Retype verbatim only the lines below, starting at the one that contains "Rebuild this chart" and ending at the one that contains "const yTicks = [0, 2, 4, 6, 8, 10];". Pictures are excluded from the copy.

(Code that draws figures)
::::
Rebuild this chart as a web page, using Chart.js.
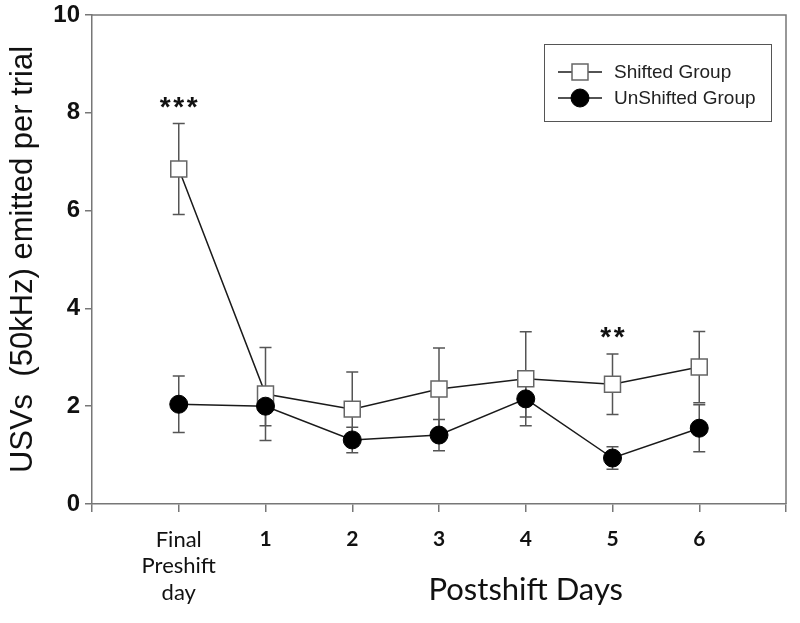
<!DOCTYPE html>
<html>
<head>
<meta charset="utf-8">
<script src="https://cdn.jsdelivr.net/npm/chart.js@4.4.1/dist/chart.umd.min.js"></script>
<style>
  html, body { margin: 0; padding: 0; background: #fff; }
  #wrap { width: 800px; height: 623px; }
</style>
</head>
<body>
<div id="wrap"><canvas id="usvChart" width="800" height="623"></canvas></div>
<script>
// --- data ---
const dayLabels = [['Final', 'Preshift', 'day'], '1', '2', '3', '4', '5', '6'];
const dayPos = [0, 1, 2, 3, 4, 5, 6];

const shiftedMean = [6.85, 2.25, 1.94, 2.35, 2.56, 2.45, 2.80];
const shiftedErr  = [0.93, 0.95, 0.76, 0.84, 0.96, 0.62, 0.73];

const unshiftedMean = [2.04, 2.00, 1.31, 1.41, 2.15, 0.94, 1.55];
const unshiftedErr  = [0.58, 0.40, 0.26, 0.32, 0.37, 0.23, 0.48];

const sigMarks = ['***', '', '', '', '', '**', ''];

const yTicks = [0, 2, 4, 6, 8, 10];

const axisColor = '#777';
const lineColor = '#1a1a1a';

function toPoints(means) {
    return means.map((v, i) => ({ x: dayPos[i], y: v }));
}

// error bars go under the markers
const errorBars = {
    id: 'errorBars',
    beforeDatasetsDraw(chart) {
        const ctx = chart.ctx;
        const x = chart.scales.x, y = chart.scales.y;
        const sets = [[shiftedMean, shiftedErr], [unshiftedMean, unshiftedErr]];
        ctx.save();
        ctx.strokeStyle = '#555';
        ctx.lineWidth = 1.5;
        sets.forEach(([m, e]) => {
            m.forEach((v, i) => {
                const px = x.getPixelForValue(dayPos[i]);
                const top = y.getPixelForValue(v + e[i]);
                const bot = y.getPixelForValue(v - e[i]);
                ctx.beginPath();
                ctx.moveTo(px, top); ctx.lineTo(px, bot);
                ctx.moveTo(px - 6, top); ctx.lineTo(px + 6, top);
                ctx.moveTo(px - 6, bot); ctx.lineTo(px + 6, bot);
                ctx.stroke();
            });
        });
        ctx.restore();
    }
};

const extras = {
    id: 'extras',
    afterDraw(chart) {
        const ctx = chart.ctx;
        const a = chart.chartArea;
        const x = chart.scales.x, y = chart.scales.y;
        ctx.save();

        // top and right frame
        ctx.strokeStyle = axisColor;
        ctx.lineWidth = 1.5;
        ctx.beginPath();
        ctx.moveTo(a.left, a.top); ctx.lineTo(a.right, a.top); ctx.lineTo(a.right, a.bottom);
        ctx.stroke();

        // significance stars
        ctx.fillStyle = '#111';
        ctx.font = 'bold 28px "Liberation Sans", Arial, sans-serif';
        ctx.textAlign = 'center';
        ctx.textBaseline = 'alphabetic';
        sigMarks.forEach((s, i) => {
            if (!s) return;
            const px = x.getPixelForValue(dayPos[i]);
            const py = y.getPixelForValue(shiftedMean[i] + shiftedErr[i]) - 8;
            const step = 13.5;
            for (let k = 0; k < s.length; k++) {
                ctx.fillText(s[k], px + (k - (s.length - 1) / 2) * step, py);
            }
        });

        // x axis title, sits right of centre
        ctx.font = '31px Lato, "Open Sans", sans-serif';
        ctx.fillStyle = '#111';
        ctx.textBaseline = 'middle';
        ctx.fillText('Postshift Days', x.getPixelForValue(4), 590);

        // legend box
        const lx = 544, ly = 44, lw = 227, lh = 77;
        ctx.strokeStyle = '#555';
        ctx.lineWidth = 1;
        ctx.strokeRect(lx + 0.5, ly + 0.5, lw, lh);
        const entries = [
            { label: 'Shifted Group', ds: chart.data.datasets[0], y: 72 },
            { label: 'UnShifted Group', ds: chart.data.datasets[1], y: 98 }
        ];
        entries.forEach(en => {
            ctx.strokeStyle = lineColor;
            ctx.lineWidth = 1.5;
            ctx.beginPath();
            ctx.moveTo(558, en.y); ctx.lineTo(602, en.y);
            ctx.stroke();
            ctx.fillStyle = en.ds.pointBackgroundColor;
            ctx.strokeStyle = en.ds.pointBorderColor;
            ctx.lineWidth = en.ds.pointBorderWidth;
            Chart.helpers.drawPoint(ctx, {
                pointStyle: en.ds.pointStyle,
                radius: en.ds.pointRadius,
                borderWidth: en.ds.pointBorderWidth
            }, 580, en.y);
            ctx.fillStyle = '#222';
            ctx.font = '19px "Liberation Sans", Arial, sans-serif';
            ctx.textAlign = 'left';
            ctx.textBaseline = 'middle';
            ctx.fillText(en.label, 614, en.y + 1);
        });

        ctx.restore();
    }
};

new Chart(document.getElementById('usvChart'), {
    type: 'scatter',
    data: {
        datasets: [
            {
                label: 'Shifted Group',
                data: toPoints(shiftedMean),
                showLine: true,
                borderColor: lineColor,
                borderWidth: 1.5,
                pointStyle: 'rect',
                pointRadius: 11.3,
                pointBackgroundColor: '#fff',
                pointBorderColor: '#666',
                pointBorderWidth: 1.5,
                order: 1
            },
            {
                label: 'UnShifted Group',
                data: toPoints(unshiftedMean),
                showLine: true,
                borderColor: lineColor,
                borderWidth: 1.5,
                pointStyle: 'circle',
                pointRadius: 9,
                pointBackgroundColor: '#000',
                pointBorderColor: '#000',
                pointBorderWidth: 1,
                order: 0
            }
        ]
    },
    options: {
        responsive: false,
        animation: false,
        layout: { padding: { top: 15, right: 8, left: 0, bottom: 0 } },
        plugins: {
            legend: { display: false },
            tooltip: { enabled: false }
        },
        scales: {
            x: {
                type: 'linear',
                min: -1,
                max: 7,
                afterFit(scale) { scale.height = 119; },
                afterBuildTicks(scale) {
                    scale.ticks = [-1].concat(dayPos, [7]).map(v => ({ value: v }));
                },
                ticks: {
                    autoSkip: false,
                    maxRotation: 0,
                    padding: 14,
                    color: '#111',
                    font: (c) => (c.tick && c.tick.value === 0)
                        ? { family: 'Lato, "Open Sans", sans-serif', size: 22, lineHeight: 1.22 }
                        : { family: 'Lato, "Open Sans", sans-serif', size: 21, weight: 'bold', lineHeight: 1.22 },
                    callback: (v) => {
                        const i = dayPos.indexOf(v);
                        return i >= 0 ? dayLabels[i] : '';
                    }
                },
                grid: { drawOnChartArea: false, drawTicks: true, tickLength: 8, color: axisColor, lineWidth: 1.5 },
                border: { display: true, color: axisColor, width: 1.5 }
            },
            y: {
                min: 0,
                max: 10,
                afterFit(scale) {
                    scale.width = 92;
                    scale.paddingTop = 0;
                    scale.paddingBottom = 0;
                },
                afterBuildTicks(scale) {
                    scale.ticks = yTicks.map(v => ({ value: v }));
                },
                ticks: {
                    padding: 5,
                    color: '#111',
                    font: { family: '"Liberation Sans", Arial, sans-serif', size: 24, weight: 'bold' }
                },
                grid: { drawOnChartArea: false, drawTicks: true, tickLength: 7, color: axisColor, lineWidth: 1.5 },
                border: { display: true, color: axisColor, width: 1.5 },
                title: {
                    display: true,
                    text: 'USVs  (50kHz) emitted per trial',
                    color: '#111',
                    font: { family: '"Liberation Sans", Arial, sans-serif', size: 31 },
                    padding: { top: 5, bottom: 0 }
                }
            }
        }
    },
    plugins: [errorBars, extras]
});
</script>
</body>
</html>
::::
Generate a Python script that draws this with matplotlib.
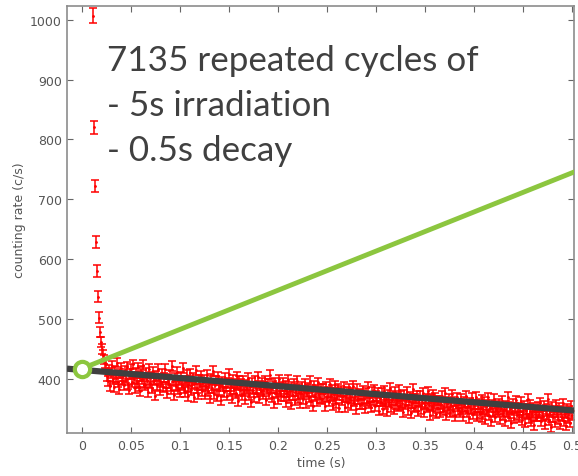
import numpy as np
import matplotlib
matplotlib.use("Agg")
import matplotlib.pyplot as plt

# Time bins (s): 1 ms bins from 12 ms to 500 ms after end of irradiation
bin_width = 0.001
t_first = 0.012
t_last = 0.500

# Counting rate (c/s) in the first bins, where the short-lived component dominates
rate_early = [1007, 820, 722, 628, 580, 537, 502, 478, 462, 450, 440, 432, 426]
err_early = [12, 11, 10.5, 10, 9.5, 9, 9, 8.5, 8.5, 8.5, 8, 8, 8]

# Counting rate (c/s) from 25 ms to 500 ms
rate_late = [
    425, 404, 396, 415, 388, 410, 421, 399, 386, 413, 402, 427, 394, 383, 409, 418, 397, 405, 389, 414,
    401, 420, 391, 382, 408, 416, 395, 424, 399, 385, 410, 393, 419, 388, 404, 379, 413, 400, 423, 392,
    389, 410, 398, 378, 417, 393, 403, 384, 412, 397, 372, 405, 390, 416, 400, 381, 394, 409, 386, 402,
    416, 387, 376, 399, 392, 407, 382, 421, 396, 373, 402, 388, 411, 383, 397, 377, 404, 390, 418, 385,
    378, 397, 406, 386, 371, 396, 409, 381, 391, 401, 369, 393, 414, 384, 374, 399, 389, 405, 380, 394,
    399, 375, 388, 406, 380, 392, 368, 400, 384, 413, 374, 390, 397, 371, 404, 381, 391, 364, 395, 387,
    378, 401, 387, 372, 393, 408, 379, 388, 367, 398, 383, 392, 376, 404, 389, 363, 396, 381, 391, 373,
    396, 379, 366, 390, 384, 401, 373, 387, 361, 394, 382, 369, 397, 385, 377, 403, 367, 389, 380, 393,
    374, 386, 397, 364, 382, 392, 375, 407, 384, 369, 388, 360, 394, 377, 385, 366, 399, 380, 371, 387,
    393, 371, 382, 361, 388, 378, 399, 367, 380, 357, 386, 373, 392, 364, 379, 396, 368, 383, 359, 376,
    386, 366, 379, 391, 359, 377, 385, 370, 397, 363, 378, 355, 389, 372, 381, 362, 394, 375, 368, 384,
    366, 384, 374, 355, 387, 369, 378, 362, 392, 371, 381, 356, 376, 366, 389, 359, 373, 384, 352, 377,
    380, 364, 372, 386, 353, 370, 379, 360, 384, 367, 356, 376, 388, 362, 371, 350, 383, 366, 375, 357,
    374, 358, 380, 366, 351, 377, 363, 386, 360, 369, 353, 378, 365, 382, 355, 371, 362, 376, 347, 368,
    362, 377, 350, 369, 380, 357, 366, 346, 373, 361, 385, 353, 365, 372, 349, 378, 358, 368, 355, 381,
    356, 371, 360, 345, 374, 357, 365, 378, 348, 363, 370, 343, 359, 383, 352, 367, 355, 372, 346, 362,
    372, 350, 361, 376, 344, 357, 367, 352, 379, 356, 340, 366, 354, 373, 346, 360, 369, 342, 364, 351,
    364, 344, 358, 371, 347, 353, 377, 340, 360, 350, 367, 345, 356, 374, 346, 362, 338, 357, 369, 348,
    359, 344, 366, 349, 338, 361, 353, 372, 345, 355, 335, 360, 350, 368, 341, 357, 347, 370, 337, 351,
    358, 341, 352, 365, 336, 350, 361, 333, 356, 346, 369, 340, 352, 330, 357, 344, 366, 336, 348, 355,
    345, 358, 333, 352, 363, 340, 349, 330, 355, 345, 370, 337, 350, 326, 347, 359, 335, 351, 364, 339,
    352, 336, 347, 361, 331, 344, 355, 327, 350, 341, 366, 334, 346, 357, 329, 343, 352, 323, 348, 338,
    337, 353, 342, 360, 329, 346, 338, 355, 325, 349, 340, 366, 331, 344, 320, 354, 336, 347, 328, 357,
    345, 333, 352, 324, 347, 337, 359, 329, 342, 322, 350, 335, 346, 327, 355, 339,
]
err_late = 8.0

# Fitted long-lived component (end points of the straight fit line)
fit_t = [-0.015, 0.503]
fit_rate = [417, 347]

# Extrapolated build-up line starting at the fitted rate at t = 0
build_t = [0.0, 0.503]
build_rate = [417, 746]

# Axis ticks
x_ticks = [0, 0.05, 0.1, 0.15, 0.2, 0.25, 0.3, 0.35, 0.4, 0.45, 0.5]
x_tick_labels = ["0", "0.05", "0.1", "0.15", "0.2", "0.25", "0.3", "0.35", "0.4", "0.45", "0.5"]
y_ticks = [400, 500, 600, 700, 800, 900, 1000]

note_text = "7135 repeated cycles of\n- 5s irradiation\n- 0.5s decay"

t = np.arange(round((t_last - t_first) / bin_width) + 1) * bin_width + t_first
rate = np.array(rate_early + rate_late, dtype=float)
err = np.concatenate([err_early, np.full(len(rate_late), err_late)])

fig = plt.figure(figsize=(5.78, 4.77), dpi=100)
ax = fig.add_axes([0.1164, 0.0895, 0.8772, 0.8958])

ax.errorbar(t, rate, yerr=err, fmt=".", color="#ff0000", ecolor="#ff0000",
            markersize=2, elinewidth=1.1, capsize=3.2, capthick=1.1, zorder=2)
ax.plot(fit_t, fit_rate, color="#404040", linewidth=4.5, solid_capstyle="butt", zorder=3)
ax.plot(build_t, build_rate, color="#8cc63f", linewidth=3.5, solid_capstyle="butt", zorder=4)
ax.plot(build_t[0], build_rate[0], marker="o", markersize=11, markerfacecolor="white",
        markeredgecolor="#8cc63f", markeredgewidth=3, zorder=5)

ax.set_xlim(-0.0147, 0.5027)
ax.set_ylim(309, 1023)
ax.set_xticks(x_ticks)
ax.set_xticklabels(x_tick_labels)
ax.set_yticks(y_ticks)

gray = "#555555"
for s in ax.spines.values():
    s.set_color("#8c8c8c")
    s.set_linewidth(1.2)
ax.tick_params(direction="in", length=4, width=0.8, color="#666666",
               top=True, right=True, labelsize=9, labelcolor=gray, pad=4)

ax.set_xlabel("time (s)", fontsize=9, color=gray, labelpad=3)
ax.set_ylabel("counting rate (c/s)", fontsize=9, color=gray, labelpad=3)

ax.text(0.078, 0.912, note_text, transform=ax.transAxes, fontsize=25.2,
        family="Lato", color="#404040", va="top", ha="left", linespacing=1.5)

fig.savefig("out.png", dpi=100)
::::
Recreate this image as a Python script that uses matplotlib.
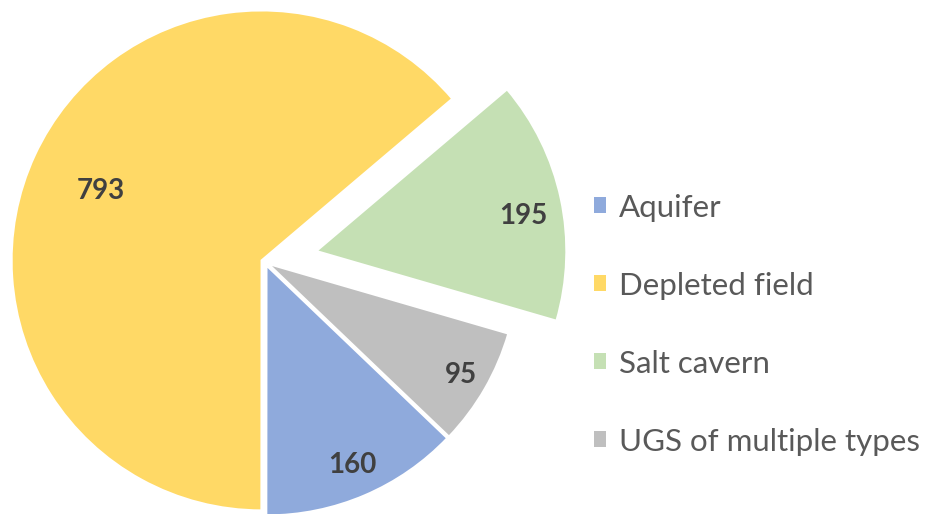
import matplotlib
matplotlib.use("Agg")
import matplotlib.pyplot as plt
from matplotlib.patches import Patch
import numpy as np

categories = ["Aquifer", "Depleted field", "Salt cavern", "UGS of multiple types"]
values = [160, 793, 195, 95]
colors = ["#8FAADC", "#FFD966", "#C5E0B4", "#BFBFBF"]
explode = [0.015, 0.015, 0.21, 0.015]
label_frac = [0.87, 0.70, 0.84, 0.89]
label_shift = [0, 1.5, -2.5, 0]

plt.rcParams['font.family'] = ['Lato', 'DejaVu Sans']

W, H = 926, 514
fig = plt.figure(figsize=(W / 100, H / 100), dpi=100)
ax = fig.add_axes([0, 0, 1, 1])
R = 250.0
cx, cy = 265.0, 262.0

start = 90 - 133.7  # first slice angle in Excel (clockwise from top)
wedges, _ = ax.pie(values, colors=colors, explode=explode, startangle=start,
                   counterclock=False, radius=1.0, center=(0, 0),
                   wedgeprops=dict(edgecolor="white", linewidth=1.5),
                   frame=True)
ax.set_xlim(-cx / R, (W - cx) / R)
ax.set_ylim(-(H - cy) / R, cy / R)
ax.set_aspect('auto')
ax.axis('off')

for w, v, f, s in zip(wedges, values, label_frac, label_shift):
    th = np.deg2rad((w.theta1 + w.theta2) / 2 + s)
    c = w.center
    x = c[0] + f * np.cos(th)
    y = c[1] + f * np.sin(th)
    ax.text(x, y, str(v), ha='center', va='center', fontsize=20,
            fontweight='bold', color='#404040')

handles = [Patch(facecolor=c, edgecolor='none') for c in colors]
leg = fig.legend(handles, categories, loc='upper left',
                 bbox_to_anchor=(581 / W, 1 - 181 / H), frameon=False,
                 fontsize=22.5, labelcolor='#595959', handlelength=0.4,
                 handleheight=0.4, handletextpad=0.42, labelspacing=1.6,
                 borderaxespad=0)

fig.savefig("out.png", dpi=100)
::::
COMPLETE OUTPUT:
Rebuild this chart as a web page, using Chart.js.
<!DOCTYPE html>
<html>
<head>
<meta charset="utf-8">
<script src="https://cdn.jsdelivr.net/npm/chart.js@4.4.1/dist/chart.umd.min.js"></script>
<style>
  html, body { margin: 0; padding: 0; background: #fff; }
  #wrap { width: 800px; height: 623px; }
</style>
</head>
<body>
<div id="wrap"><canvas id="usvChart" width="800" height="623"></canvas></div>
<script>
// --- data ---
const dayLabels = [['Final', 'Preshift', 'day'], '1', '2', '3', '4', '5', '6'];
const dayPos = [0, 1, 2, 3, 4, 5, 6];

const shiftedMean = [6.85, 2.25, 1.94, 2.35, 2.56, 2.45, 2.80];
const shiftedErr  = [0.93, 0.95, 0.76, 0.84, 0.96, 0.62, 0.73];

const unshiftedMean = [2.04, 2.00, 1.31, 1.41, 2.15, 0.94, 1.55];
const unshiftedErr  = [0.58, 0.40, 0.26, 0.32, 0.37, 0.23, 0.48];

const sigMarks = ['***', '', '', '', '', '**', ''];

const yTicks = [0, 2, 4, 6, 8, 10];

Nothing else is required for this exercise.